Project / 01

SPIKE - NASA research explorer

NASA Space Apps 2025 prototype for exploring 607 space-biology publications. Built by a six-person team, it combines PMC metadata, tag filtering, timeline and subject-tree views, and a Flask/OpenAI summarizer.

role: Backend / AI + visualization
timeline: NASA Space Apps 2025
status: prototype
stack: Next.js, React, Material UI, Flask, OpenAI, BeautifulSoup

The problem

Space-biology research is spread across long academic papers, metadata tables, and subject tags that are useful only after you already know what to search for. For NASA Space Apps 2025, the interesting problem was not building another text box. It was turning a corpus of space-related publications into something a researcher could scan, filter, and summarize quickly.

SPIKE does that by combining a static publication dataset with live article summarization. The app lets a user browse 607 PMC-linked papers, narrow them by title, PMID, date, and subject tags, switch between table, timeline, and subject-tree views, then request an AI summary for a selected paper.

My role

On a six-person team, I mainly worked on the backend and AI layer: the Flask summary endpoint, article downloader, HTML section extraction, prompt construction, and OpenAI response contract for summaries, key findings, limitations, and future directions.

I also contributed to the frontend where the research experience needed motion and feedback, including the summary speed slider and the animated globe scene. That gave the prototype a stronger first impression while keeping the core work focused on the research pipeline.

System design

SPIKE splits into a fast path and a slow path. Static JSON drives the dashboard and its table, timeline, and subject-tree views with no server; selecting a paper triggers the slower live path - Flask extracts the article and calls OpenAI for a structured summary.

The frontend is a Next.js app built with Material UI. It loads publication, tag, summary, and subject-tree JSON files directly into React components, which keeps the browse experience fast and avoids needing a database during the prototype window.

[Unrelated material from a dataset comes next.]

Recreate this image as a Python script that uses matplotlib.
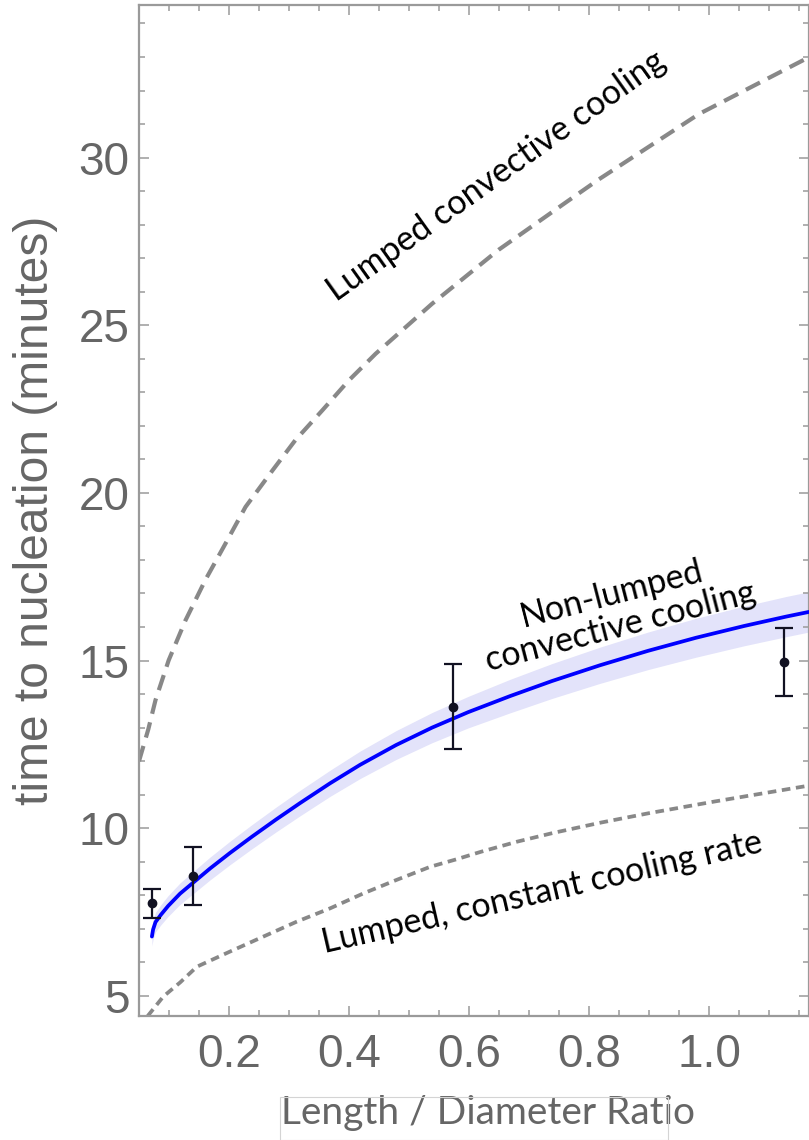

The backend is a small Flask service. A selected title hits /get_summary/<title>, downloads the matching PMC article HTML, extracts article sections with BeautifulSoup, builds a constrained prompt, and asks OpenAI for strict JSON with summary, key_findings, limitations, and future_directions. I owned this backend and AI flow during the prototype.

Key technical decisions

Static JSON for the browse path. The project ships the 607-publication dataset, 99 tag options, and subject-tree artifact as local JSON. That made the main UI reliable even while the AI path was still being wired up.
One data shape across views. The same filtered publication rows drive the table, timeline, and subject tree. That kept filtering behavior consistent and made the visualization modes feel connected instead of separate demos.
Section extraction before LLM calls. The summarizer does not send raw page HTML to the model. It extracts relevant article sections first, which reduces prompt noise and keeps the summary prompt focused.
Structured output prompt. The AI prompt asks for strict JSON with a small schema. The next step is server-side validation, but the prototype already established the response contract the UI expects.

Results

SPIKE dashboard with publication table, search controls, and AI summary panel — The main dashboard: searchable publication table on the left, AI summary panel on the right, and view controls for results, timeline, and subject tree.

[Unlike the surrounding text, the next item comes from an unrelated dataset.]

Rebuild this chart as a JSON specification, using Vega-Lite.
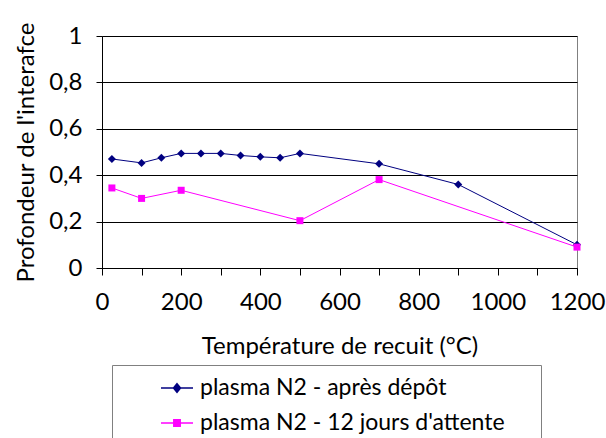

Animated SPIKE globe visualization with starfield background — The globe scene gave the prototype a stronger space-research identity and made the demo feel less like a plain data table.

The repo contains a working NASA Space Apps 2025 prototype shape: searchable and paginated publication browsing, advanced filters for title, link, PMID, date, included tags, excluded tags, and AND/OR tag logic, plus timeline and subject-tree views over the same corpus.

The data artifacts are concrete enough to talk about: 607 publication records, 99 unique tag options, a 166-node subject tree, and a first 40-row summary subset for the frontend. The AI summary panel includes loading/error states, a typewriter-style summary display, speed control, bookmark affordance, JSON download support, and a direct "Open Article" link. I also helped with the globe visualization that gives the page its space-research feel.

What I would do differently

I would replace the title-in-path summary endpoint with a POST endpoint that accepts a PMC ID. A long academic title in a URL is fragile, and PMC ID is already present in the dataset.

I would also make the extraction pipeline article-safe. The current backend writes to shared temporary files like raw_temparticle.html and extracted_temparticle.json, which is fine for a local demo but not safe for concurrent requests. A per-PMC cache would make the system easier to debug and faster after the first request.

Finally, I would harden the AI boundary before presenting this as more than a prototype: validate model JSON on the server, treat article text as untrusted input, add clearer failure states for malformed responses, and remove hardcoded local URLs between the frontend and Flask service.